As women, children, the elderly and the infirm continue to pour out of Irpin, the difference between the two parties of this conflict could not be clearer. Ukrainian soldiers, territorial defense volunteers and paramedics work throughout the day to evacuate civilians from the besieged town, while Russia bombards the fleeing population with artillery and mortar fire.

The bravery and insanity witnessed on that bridge in Irpin are difficult to put into words. Every few minutes a car will reach the end of the bridge, and civilians, including disabled passengers or very small children, often those who were not able to make it out of the town before the fighting engulfed the area, jump out and start heading down toward the makeshift pontoon made from wooden crates to get to safety across the Bucha River.

The drivers then turn the cars around, weaving their way through dozens of abandoned vehicles, and head back across the front line to transport more victims of the war. To make it across that line once is a miracle. To continue going back into that hell can only be described as selfless heroism or sheer madness.

The body of a man lies on the ground, his face turned toward the concrete. The bicycle he was riding before he died lies mangled behind him, his cellphone out of his pocket. As the living work their way down toward the river crossing with its strong currents in freezing conditions, there is simply no time to deal with the dead.

A nursery, a food warehouse and an Orthodox Church — there is little civilian infrastructure in Irpin that has been spared from Russia’s brutal assault. The people who are fleeing their homes face an uncertain future; they do not know if they will ever be able to go back; they do not know if there will ever be anything to go back to. Russia’s objective is to break Ukrainians’ resolve by targeting civilians and civilian infrastructure. It is the same model they employed in Chechnya and Syria, and it is the same model they will continue to employ until they are defeated militarily.

For our part, we were lucky to have made it to Irpin alive. On our route toward the town, three other journalists and I traveled with our driver along a route we believed to have been safe; other journalists had journeyed along that same road only a day earlier.

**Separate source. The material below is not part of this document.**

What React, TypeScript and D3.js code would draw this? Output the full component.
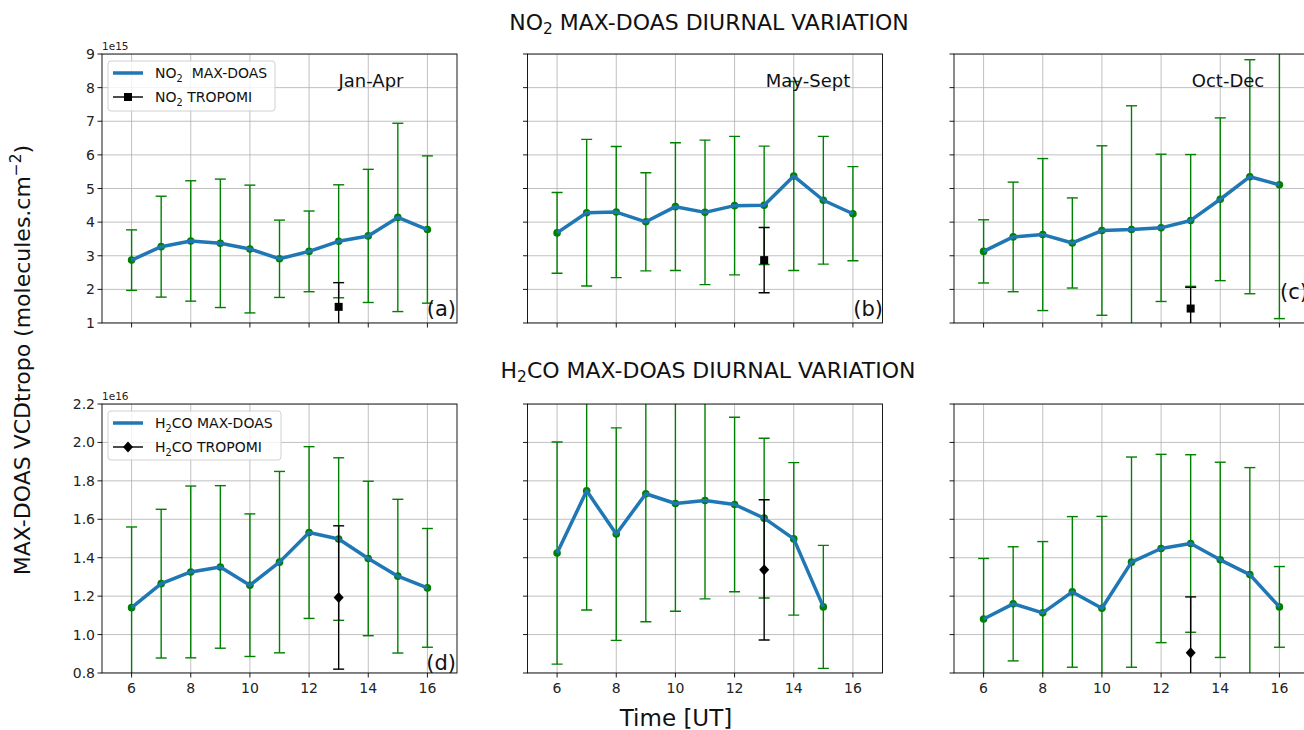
import React from 'react';
import * as d3 from 'd3';

const hours = [6, 7, 8, 9, 10, 11, 12, 13, 14, 15, 16];

// NO2 MAX-DOAS (1e15 molecules/cm2), mean and error half-width
const no2JanAprMean = [2.87, 3.27, 3.44, 3.37, 3.2, 2.91, 3.13, 3.43, 3.59, 4.14, 3.78];
const no2JanAprErr = [0.9, 1.5, 1.79, 1.91, 1.9, 1.15, 1.2, 1.68, 1.98, 2.8, 2.19];
const no2MaySeptMean = [3.68, 4.28, 4.3, 4.01, 4.46, 4.29, 4.49, 4.5, 5.37, 4.65, 4.25];
const no2MaySeptErr = [1.2, 2.18, 1.95, 1.46, 1.9, 2.15, 2.06, 1.76, 2.81, 1.9, 1.4];
const no2OctDecMean = [3.13, 3.56, 3.63, 3.38, 3.75, 3.78, 3.83, 4.05, 4.68, 5.35, 5.11];
const no2OctDecErr = [0.94, 1.63, 2.26, 1.34, 2.52, 3.68, 2.19, 1.96, 2.42, 3.48, 3.98];

// H2CO MAX-DOAS (1e16 molecules/cm2)
const h2coJanAprMean = [1.14, 1.265, 1.326, 1.352, 1.257, 1.377, 1.531, 1.497, 1.396, 1.304, 1.243];
const h2coJanAprErr = [0.42, 0.387, 0.447, 0.423, 0.371, 0.472, 0.447, 0.423, 0.402, 0.4, 0.309];
const h2coMaySeptMean = [1.424, 1.748, 1.523, 1.733, 1.682, 1.698, 1.677, 1.606, 1.498, 1.144, null];
const h2coMaySeptErr = [0.578, 0.62, 0.553, 0.666, 0.561, 0.512, 0.454, 0.416, 0.397, 0.32, null];
const h2coOctDecMean = [1.081, 1.16, 1.113, 1.222, 1.137, 1.377, 1.448, 1.474, 1.389, 1.312, 1.144];
const h2coOctDecErr = [0.315, 0.297, 0.371, 0.392, 0.478, 0.547, 0.49, 0.462, 0.508, 0.557, 0.21];

// TROPOMI overpass values
const tropomiHour = 13;
const no2TropomiMean = [1.48, 2.87, 1.43];
const no2TropomiErr = [0.72, 0.97, 0.63];
const h2coTropomiMean = [1.193, 1.337, 0.906];
const h2coTropomiErr = [0.373, 0.365, 0.29];

const seasons = ['Jan-Apr', 'May-Sept', 'Oct-Dec'];
const no2Ticks = [1, 2, 3, 4, 5, 6, 7, 8, 9];
const h2coTicks = [0.8, 1.0, 1.2, 1.4, 1.6, 1.8, 2.0, 2.2];
const xTicks = [6, 8, 10, 12, 14, 16];

const FONT = 'DejaVu Sans, sans-serif';
const GREEN = '#008000';
const BLUE = '#1f77b4';

const colLeft = [102, 527.5, 954];
const panelW = 355;
const rowTop = [54, 404];
const panelH = 269;

type PanelProps = {
  id: string;
  col: number;
  row: number;
  means: (number | null)[];
  errs: (number | null)[];
  tMean: number;
  tErr: number;
  domain: [number, number];
  ticks: number[];
  showYLabels: boolean;
  showXLabels: boolean;
  marker: 'square' | 'diamond';
};

function Panel(p: PanelProps) {
  const x0 = colLeft[p.col];
  const y0 = rowTop[p.row];
  const x = d3.scaleLinear().domain([5, 17]).range([x0, x0 + panelW]);
  const y = d3.scaleLinear().domain(p.domain).range([y0 + panelH, y0]);
  const pts = hours
    .map((h, i) => ({ h, m: p.means[i], e: p.errs[i] }))
    .filter((d) => d.m !== null) as { h: number; m: number; e: number }[];
  const line = d3
    .line<{ h: number; m: number }>()
    .x((d) => x(d.h))
    .y((d) => y(d.m));
  const cap = 5.5;
  const fmt = p.row === 0 ? (v: number) => d3.format('d')(v) : (v: number) => d3.format('.1f')(v);
  const bottom = y0 + panelH;
  return (
    <g>
      <defs>
        <clipPath id={p.id}>
          <rect x={x0} y={y0} width={panelW} height={panelH} />
        </clipPath>
      </defs>
      <rect x={x0} y={y0} width={panelW} height={panelH} fill="white" />
      <g clipPath={`url(#${p.id})`}>
        {xTicks.map((t) => (
          <line key={'gx' + t} x1={x(t)} x2={x(t)} y1={y0} y2={bottom} stroke="#b0b0b0" strokeWidth={0.8} />
        ))}
        {p.ticks.map((t) => (
          <line key={'gy' + t} x1={x0} x2={x0 + panelW} y1={y(t)} y2={y(t)} stroke="#b0b0b0" strokeWidth={0.8} />
        ))}
        {pts.map((d) => (
          <g key={'e' + d.h} stroke={GREEN} strokeWidth={1.4}>
            <line x1={x(d.h)} x2={x(d.h)} y1={y(d.m - d.e)} y2={y(d.m + d.e)} />
            <line x1={x(d.h) - cap} x2={x(d.h) + cap} y1={y(d.m - d.e)} y2={y(d.m - d.e)} />
            <line x1={x(d.h) - cap} x2={x(d.h) + cap} y1={y(d.m + d.e)} y2={y(d.m + d.e)} />
          </g>
        ))}
        {pts.map((d) => (
          <circle key={'c' + d.h} cx={x(d.h)} cy={y(d.m)} r={3.8} fill={GREEN} />
        ))}
        <path d={line(pts) || ''} fill="none" stroke={BLUE} strokeWidth={3.5} strokeLinejoin="round" />
        <g stroke="black" strokeWidth={1.4}>
          <line x1={x(tropomiHour)} x2={x(tropomiHour)} y1={y(p.tMean - p.tErr)} y2={y(p.tMean + p.tErr)} />
          <line x1={x(tropomiHour) - cap} x2={x(tropomiHour) + cap} y1={y(p.tMean - p.tErr)} y2={y(p.tMean - p.tErr)} />
          <line x1={x(tropomiHour) - cap} x2={x(tropomiHour) + cap} y1={y(p.tMean + p.tErr)} y2={y(p.tMean + p.tErr)} />
        </g>
        {p.marker === 'square' ? (
          <rect x={x(tropomiHour) - 4} y={y(p.tMean) - 4} width={8} height={8} fill="black" />
        ) : (
          <path
            d={`M${x(tropomiHour)},${y(p.tMean) - 5.5} L${x(tropomiHour) + 5},${y(p.tMean)} L${x(tropomiHour)},${y(p.tMean) + 5.5} L${x(tropomiHour) - 5},${y(p.tMean)} Z`}
            fill="black"
          />
        )}
      </g>
      <rect x={x0} y={y0} width={panelW} height={panelH} fill="none" stroke="black" strokeWidth={0.9} />
      {xTicks.map((t) => (
        <g key={'xt' + t}>
          <line x1={x(t)} x2={x(t)} y1={bottom} y2={bottom + 4.5} stroke="black" strokeWidth={0.9} />
          {p.showXLabels && (
            <text x={x(t)} y={bottom + 20} textAnchor="middle" fontSize={14} fontFamily={FONT} fill="#222">
              {t}
            </text>
          )}
        </g>
      ))}
      {p.ticks.map((t) => (
        <g key={'yt' + t}>
          <line x1={x0 - 4.5} x2={x0} y1={y(t)} y2={y(t)} stroke="black" strokeWidth={0.9} />
          {p.showYLabels && (
            <text x={x0 - 7} y={y(t) + 5} textAnchor="end" fontSize={14} fontFamily={FONT} fill="#222">
              {fmt(t)}
            </text>
          )}
        </g>
      ))}
    </g>
  );
}

function Sub({ base, sub, rest }: { base: string; sub: string; rest: string }) {
  return (
    <>
      {base}
      <tspan fontSize="70%" dy={4}>
        {sub}
      </tspan>
      <tspan dy={-4}>{rest}</tspan>
    </>
  );
}

export default function App() {
  const no2Means = [no2JanAprMean, no2MaySeptMean, no2OctDecMean];
  const no2Errs = [no2JanAprErr, no2MaySeptErr, no2OctDecErr];
  const h2coMeans = [h2coJanAprMean, h2coMaySeptMean, h2coOctDecMean];
  const h2coErrs = [h2coJanAprErr, h2coMaySeptErr, h2coOctDecErr];
  return (
    <div style={{ position: 'absolute', left: 0, top: 0 }}>
      <svg width={1304} height={730} style={{ display: 'block', background: 'white' }}>
        <rect width={1304} height={730} fill="white" />
        {[0, 1, 2].map((c) => (
          <Panel
            key={'n' + c}
            id={'clipN' + c}
            col={c}
            row={0}
            means={no2Means[c]}
            errs={no2Errs[c]}
            tMean={no2TropomiMean[c]}
            tErr={no2TropomiErr[c]}
            domain={[1, 9]}
            ticks={no2Ticks}
            showYLabels={c === 0}
            showXLabels={false}
            marker="square"
          />
        ))}
        {[0, 1, 2].map((c) => (
          <Panel
            key={'h' + c}
            id={'clipH' + c}
            col={c}
            row={1}
            means={h2coMeans[c]}
            errs={h2coErrs[c]}
            tMean={h2coTropomiMean[c]}
            tErr={h2coTropomiErr[c]}
            domain={[0.8, 2.2]}
            ticks={h2coTicks}
            showYLabels={c === 0}
            showXLabels={true}
            marker="diamond"
          />
        ))}
        {/* offset texts */}
        <text x={102} y={50} fontSize={10.5} fontFamily={FONT} fill="#222">1e15</text>
        <text x={102} y={400} fontSize={10.5} fontFamily={FONT} fill="#222">1e16</text>
        {/* season labels */}
        {seasons.map((s, i) => (
          <text key={s} x={[371, 808, 1228][i]} y={87} textAnchor="middle" fontSize={18} fontFamily={FONT} fill="#111">
            {s}
          </text>
        ))}
        {/* panel letters */}
        <text x={456} y={316} textAnchor="end" fontSize={21} fontFamily={FONT} fill="#111">(a)</text>
        <text x={883} y={316} textAnchor="end" fontSize={21} fontFamily={FONT} fill="#111">(b)</text>
        <text x={1280} y={299} fontSize={21} fontFamily={FONT} fill="#111">(c)</text>
        <text x={456} y={670} textAnchor="end" fontSize={21} fontFamily={FONT} fill="#111">(d)</text>
        {/* titles */}
        <text x={709} y={30} textAnchor="middle" fontSize={22} fontFamily={FONT} fill="#111">
          <Sub base="NO" sub="2" rest=" MAX-DOAS DIURNAL VARIATION" />
        </text>
        <text x={708} y={378} textAnchor="middle" fontSize={22} fontFamily={FONT} fill="#111">
          <Sub base="H" sub="2" rest="CO MAX-DOAS DIURNAL VARIATION" />
        </text>
        {/* legends */}
        <g>
          <rect x={108} y={61} width={167} height={50} rx={3} fill="white" fillOpacity={0.8} stroke="#d0d0d0" />
          <line x1={113} x2={143} y1={73} y2={73} stroke={BLUE} strokeWidth={3.5} />
          <text x={155} y={78} fontSize={14} fontFamily={FONT} fill="#111" style={{ whiteSpace: 'pre' }}>
            <Sub base="NO" sub="2" rest="  MAX-DOAS" />
          </text>
          <line x1={113} x2={143} y1={97} y2={97} stroke="black" strokeWidth={1.4} />
          <rect x={124} y={93} width={8} height={8} fill="black" />
          <text x={155} y={102} fontSize={14} fontFamily={FONT} fill="#111">
            <Sub base="NO" sub="2" rest=" TROPOMI" />
          </text>
        </g>
        <g>
          <rect x={108} y={411} width={173} height={49} rx={3} fill="white" fillOpacity={0.8} stroke="#d0d0d0" />
          <line x1={113} x2={143} y1={423} y2={423} stroke={BLUE} strokeWidth={3.5} />
          <text x={155} y={428} fontSize={14} fontFamily={FONT} fill="#111">
            <Sub base="H" sub="2" rest="CO MAX-DOAS" />
          </text>
          <line x1={113} x2={143} y1={447} y2={447} stroke="black" strokeWidth={1.4} />
          <path d="M128,441.5 L133,447 L128,452.5 L123,447 Z" fill="black" />
          <text x={155} y={452} fontSize={14} fontFamily={FONT} fill="#111">
            <Sub base="H" sub="2" rest="CO TROPOMI" />
          </text>
        </g>
        {/* axis labels */}
        <text x={676} y={726} textAnchor="middle" fontSize={23} fontFamily={FONT} fill="#111">
          Time [UT]
        </text>
        <text
          transform="translate(30,360) rotate(-90)"
          textAnchor="middle"
          fontSize={22}
          fontFamily={FONT}
          fill="#111"
        >
          MAX-DOAS VCDtropo (molecules.cm
          <tspan fontSize="70%" dy={-9}>
            −2
          </tspan>
          <tspan dy={9}>)</tspan>
        </text>
      </svg>
    </div>
  );
}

However, rather than encountering a Ukrainian military checkpoint, we were instead confronted by the sight of a military unit from Russia’s airborne forces, otherwise known as the VDV. The men wore white armbands and orange-and-black St. George’s ribbons; their BMP-2M marked with a painted “V” was parked in the middle of the road. It had its machine gun pointed directly at our vehicle.

The Russians seemed as bewildered to see us as we them — our car clearly marked with the word “PRESS” in letters fashioned out of yellow gaffer tape. If not for the quick and calm decision-making of our driver, Roman, who slowly turned the vehicle around and drove away before the troops had time to decide to detain us, we may never have made it to Irpin at all.

Days earlier, Sky News’ Stuart Ramsay and his team were ambushed and shot in similar circumstances on a road just outside of Kyiv. Video footage recently published online has shown Russian soldiers clearly targeting civilian vehicles with the intention of killing the passengers.

We will probably never know why we were allowed to turn our vehicle around when so many civilians have been mercilessly targeted by Russian aggression. What we do know after witnessing the carnage in Irpin is that there can be no room for doubt as to what Russia’s military objectives are: to inflict unrestrained violence against the softest of targets, with the intention of destroying Ukraine’s will to resist.

But even amid the devastation on Irpin’s bridge of death, the survivors who made their way past the collection of foreign journalists who stood alongside were still strong enough to share brief jokes with us and one another. Ukraine’s infrastructure may end up shattered and destroyed, but the Ukrainian people continue to show their defiance and steadfastness in the face of unspeakable brutality.

It is unclear how Russian President Vladimir Putin can win a war, even a war fought with relentless barbarism against Ukraine’s innocent population, when those people simply refuse to be broken.